In the past few years, there has been a growing appreciation by Western scholars of the vast scale, great achievements, and methodological originality of Japanese archaeologists. However, an understanding of the results of their work has been hampered in the West by a lack of up-to-date and authoritative texts in English. This book provides Western readers for the first time with a uniquely East Asian perspective of Japanese archaeology.
Prehistoric Japan is organized into 16 chapters covering the environment, the history of the Japanese investigations of their past, the peculiarities of Japanese scholars' interests and methodologies, the organization and material culture of previous Japanese societies, economic trade and the question of immigration, the political unification of Japan, and the relationships between the core islands of Honshu, Shikoku, and Kyushu to Hokkaido in the north and the Ryukyu Islands to the south.

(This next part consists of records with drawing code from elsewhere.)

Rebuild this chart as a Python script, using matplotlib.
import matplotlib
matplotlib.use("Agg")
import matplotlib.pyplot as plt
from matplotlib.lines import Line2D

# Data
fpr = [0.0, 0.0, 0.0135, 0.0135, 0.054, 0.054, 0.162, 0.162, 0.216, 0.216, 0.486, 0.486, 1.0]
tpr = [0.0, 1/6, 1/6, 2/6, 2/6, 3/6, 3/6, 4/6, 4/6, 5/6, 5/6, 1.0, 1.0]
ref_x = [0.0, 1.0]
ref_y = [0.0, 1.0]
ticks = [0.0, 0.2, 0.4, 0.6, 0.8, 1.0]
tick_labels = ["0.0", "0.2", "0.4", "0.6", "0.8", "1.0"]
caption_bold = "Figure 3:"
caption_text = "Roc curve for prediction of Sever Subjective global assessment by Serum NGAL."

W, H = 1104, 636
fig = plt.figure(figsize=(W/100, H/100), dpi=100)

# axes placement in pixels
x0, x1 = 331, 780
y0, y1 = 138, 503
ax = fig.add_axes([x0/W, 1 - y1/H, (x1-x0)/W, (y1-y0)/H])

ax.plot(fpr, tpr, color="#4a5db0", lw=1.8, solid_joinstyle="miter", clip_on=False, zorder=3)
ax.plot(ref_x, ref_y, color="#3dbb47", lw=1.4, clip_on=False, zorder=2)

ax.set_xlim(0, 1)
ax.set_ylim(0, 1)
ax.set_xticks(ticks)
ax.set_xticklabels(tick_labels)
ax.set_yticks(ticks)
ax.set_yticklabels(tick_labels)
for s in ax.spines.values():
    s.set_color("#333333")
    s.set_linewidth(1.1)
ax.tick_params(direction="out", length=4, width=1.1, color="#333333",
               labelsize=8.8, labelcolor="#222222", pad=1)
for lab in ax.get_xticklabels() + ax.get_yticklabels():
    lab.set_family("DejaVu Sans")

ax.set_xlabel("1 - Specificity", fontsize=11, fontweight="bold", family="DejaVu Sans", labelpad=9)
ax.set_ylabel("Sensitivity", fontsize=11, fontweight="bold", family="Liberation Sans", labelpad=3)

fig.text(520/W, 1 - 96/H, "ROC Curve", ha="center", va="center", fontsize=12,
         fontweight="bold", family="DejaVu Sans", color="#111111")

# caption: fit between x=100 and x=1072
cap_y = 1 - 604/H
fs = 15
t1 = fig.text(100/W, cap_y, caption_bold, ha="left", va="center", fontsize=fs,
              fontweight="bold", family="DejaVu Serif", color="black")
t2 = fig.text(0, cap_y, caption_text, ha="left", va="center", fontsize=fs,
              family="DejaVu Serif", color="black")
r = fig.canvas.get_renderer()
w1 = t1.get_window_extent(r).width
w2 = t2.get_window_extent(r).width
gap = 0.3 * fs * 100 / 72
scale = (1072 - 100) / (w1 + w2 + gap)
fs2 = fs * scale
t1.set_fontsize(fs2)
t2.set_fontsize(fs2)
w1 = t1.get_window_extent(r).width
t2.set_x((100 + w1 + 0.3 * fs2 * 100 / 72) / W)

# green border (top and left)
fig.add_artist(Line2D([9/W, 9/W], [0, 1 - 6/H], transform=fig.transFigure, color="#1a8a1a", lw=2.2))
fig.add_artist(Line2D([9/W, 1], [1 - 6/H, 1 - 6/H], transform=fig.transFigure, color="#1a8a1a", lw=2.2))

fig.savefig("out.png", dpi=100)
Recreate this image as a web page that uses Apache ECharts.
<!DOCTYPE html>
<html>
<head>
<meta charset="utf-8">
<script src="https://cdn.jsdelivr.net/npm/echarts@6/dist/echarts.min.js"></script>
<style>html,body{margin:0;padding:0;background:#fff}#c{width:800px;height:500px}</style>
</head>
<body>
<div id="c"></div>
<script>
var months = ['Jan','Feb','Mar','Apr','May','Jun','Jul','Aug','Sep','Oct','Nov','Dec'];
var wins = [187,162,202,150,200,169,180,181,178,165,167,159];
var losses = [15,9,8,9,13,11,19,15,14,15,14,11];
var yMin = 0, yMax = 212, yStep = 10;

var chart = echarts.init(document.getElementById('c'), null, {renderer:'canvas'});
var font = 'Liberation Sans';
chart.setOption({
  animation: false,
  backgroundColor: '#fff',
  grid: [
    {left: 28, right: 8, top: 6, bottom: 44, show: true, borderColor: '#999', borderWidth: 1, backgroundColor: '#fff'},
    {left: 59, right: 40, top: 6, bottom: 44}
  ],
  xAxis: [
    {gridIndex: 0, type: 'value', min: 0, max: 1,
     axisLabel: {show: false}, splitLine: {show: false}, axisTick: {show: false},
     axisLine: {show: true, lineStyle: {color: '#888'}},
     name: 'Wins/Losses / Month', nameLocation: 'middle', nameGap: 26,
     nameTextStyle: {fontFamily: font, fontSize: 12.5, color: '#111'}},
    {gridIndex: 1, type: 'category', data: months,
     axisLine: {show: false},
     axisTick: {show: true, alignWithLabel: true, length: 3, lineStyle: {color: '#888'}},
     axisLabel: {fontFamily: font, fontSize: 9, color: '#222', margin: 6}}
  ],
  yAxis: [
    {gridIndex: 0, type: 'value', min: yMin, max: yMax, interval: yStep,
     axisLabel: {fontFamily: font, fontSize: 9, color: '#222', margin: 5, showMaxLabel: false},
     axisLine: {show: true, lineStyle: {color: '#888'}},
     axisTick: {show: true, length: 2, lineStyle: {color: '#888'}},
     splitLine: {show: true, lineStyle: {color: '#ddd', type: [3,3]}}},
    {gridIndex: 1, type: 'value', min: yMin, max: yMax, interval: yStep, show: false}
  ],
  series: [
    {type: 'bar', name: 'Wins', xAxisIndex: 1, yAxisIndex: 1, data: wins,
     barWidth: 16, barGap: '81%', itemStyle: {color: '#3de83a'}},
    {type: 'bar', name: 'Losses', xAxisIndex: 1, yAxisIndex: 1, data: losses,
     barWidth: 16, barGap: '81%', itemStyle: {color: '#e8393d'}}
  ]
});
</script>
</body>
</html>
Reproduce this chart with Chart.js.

This is written by a Japanese researcher specifically for Anglophone foreigners without previous knowledge of Japanese archaeology. It was a perfect match for my level, and exceptionally systematic, concise, and clear. After a little bit about Ice Age inhabitants of Japan, mostly on the evidence of stone tools, the largest part of the book is about the Jomon period, which lasted through almost all the time since the Ice Age ended. It started with the invention of pottery - Japanese pottery may be the oldest in the whole world. Pretty soon, people all over Japan were living in sedentary but egalitarian villages eating mostly wild land plants and sea animals. There seem to have been major increases and collapses in population during the Jomon period, but no major discontinuities in culture. Then immigrants from Korea introduced highly productive wet-rice cultivation and iron technology around 500 BCE, which touched off one of the biggest social upheavals in world history. In only a thousand years, the egalitarian villages transformed into a unified and stratified empire controlling most of the area that the modern nation-state does. The coverage in this book trails off around there, except for a few comments on Hokkaido and the Ryukyu Islands, which didn't adopt agriculture. This book could be out of date by now, but I couldn't find any more recent equivalent.
A rare look at Japanese archaeology that needs updating big-time. Still, it can help the reader develop a narrative of what the heck went down in the Jomon times and in the Yayoi era. Did a technologically advanced society violently replace the original Japanese beginning in 1000BC, or did the original Japanese run with the technology that was introduced, while easing the immigrants into their society? Well, to answer that question, you will still have to use your imagination, but at least you will get a better picture of what their weapons looked like.
Overall an excellent introduction to prehistory Japan archaeological research.
In an ideal world I'd love to see this text with color photos of the topics being discussed. But as far as providing the needed information in a scholarly text, this book is more than adequate.
Some information is dated at this point. Further studies have located examples of pottery in Russia and China which predate Japanese sites. The Fujimura hoax materials are also included, though treated as an odd outlier.
While this book is useful on some micro-scales (it's in English, it presents a good generalised introduction to the Japanese Paleolithic, it has an extensive bibliography), it is unfortunately out of date and has poorly compiled graphic data.